I am working on an application using CoreAudio on the iPhone/iPad. The application both plays audio through the speakers (output) as well as records audio from the microphone (input) at the same time. For the purposes of this application it is extremely important that I be able to compare the input and output, specifically how well they "line up" in the time domain. Because of this, correctly calculating the total latency between the input and output channels is critical. I am testing across 3 different devices. An iPhone, an iPad, and the simulator. I've been able to empirically determine that the latency for the iPhone is somewhere around 4050 samples, the iPad is closer to 4125 samples, and the simulator is roughly 2500 samples. After much research (aka googling) I found a smattering of discussions online about calculating latency in CoreAudio, but they generally pertain to using CoreAudio on OSX rather than iOS. Because of this, they refer to various functions that do not exist on iOS. However, it seems that for iOS the correct solution will be to use AVAudioSession and some combination of the inputLatency , outputLatency , and IOBufferDuration . However, no combinations of these values seem to add up to the empirically determined values above. In addition, I get wildly different values for each parameter when I check them before vs. after calling AudioUnitInitialize . Even more confusing is that the values are much closer to the expected latency before the call to AudioUnitInitialize , which is the opposite of what I would expect. Here are the values I am seeing. iPad (before): in 0.032375, out 0.013651, buf 0.023220, total samples 3054 iPad (after): in 0.000136, out 0.001633, buf 0.023220, total samples 1102 iPhone (before): in 0.065125, out 0.004500, buf 0.021333, total samples 4011 iPhone (after): 0.000354, out 0.000292, buf 0.021333, total samples 969 The simulator always returns 0.01 for in and out, but I suspect these aren't actual/correct values and that the simulator just doesn't support this functionality. One other potentially interesting note is that I'm using kAudioUnitSubType_VoiceProcessingIO rather than kAudioUnitSubType_RemoteIO which I do expect to add some additional latency. My assumption is that this would be included in the inputLatency value, but perhaps there's another value I need to query to include this? What's the correct way to determine the total latency between input and output in iOS?

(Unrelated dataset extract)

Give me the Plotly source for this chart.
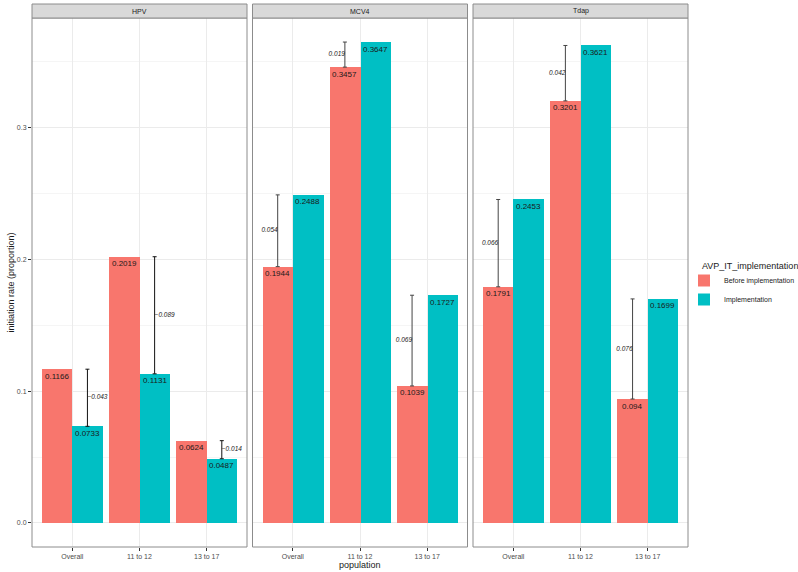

CoreAudio: Calculate total latency between input and output with kAudioUnitSubType_VoiceProcessingIO

Reputation: 419

Each device has its own latency indicators. Even if the same model and OS version. Estimating time on simulators does not make sense. It will not show the actual latency of the devices.

Latency cannot be calculated with high accuracy. Because You do not take into account the time during which your signal reaches the microphone. Also at each start latency of work with streams is still imposed.

The microphone selected for recording is also affected. starting with iPhone 6 there are at least three of them. The default is lower.

I’ve been dealing with such issues for two years. The most effective way is to calibrate (balance) the device. When starting your audio unit, you need to send a random high-frequency signal. Getting it at the entrance, evaluate the difference and start from it.

I adjust the streams themselves with the help of buffers to always process the corresponding samples.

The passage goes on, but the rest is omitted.